LeBlanc, from Lafayette, Louisiana, was only 32-years-old at the time of his helicopter incident. LeBlanc worked as a fire and safety inspector on offshore oil and gas platforms, inspecting the platforms for various energy companies to ensure regulatory compliance. His transportation to and from the platforms often occurred via helicopter. On one such trip, a helicopter operated by Petroleum Helicopters, Inc. (a company with a net worth of over $400M) had a tail rotor failure. This issue necessitated an emergency water landing. Air hoses should inflate floats along the skids of a helicopter in the event of an emergency water landing; however, in this case, the air hoses that inflate the floats were improperly installed, and two of the six floats did not inflate properly. The lack of inflation caused the helicopter to flip over, leaving LeBlanc stranded in the water, holding on to the skids for his life. After his rescue, he had back surgery and suffered from PTSD.
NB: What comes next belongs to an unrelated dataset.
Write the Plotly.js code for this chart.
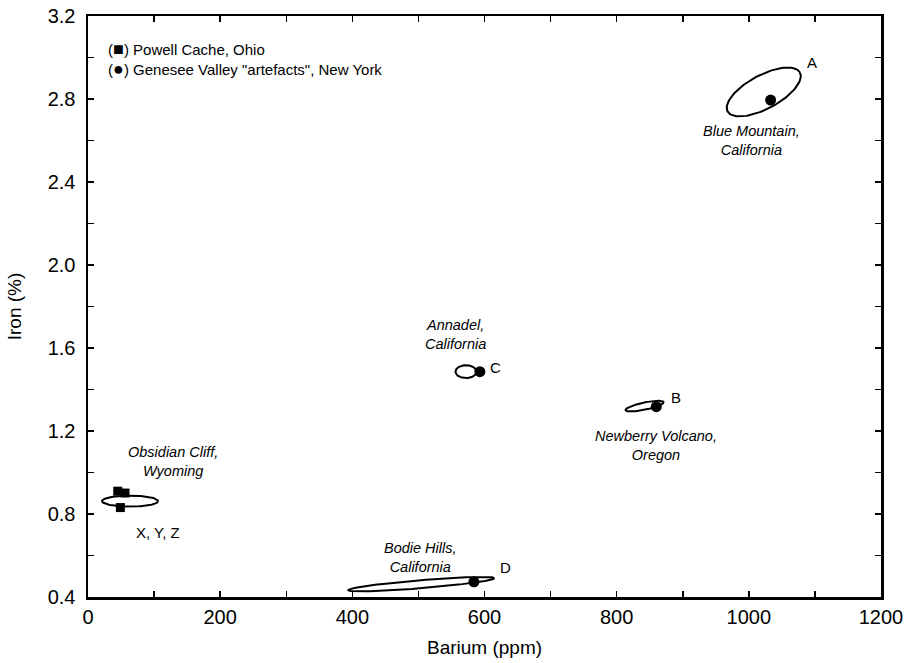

Arnold & Itkin pursued the case under general maritime law. The defendant tried many tactics to win at trial, including: (1) claiming the plaintiff suffered from an extensive history of preexisting back problems, (2) revealing surveillance footage that showed the client performing yard work, (3) calling the plaintiff a faker, (4) attempting to place all the blame on a defendant that had previously settled, (5) pointing out that cause of the tail rotor failure was unknown because the tail boom disconnected upon impact with the water and was unrecoverable, (6) pointing to pre and post accident MRI image similarities, and more. Despite these challenges, Cory Itkin and Caj Boatright proved LeBlanc's claims to the jury by poking holes in the defendant's arguments.